Theater news is inevitably a bigger story in New York, and the coverage is much more competitive and hard-edged. A potential rise in Broadway ticket prices (to $80) for fare like "The Lion King" (above) can end up on the front page; in Chicago, we very rarely remark on the costs of going to the theater.

Those in the New York theater, of course, are usually incapable of acknowledging serious work anywhere else. Not in New York tends to mean only Not in New York. So unless one's resume is bulging with credits from the Goodman or Steppenwolf, don't expect a lot of recognition in the Big Apple. Most people merely have a vague sense of there being a lot of theater in Chicago.

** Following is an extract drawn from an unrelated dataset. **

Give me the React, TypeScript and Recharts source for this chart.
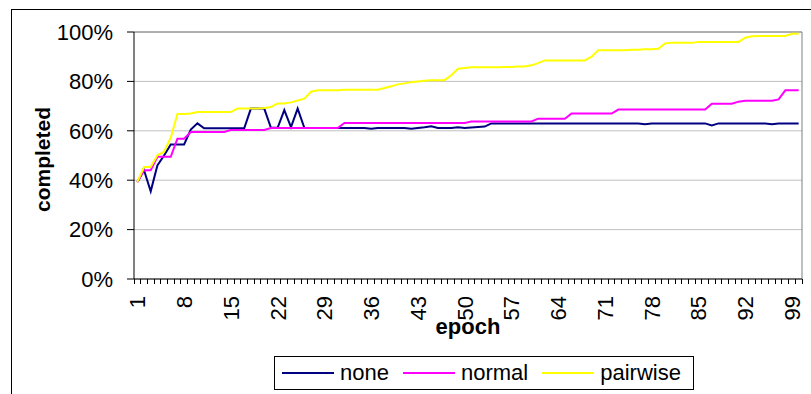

There's also a lot of passion (not to mention a warmth and humanity) not so easily seen on the East Coast, and thus many things stuck in my mind on the plane home. We need more commercial productions here. Off-Broadway hits are not arriving any more in a timely fashion (producers Bob Perkins, Mick Leavitt and Michael Cullen: Where are you?). We need better organization, more industry-wide attention paid to actor salaries, more openness to new directors. And it's time someone produced one of the young Irish playwrights whose work has New York ablaze.

If you're going to Manhattan any time soon, don't miss "The Lion King" (good luck getting tickets), "Cabaret" or the Lincoln Center's revival of "Ah, Wilderness!" I'm back to walking up and down Clark Street.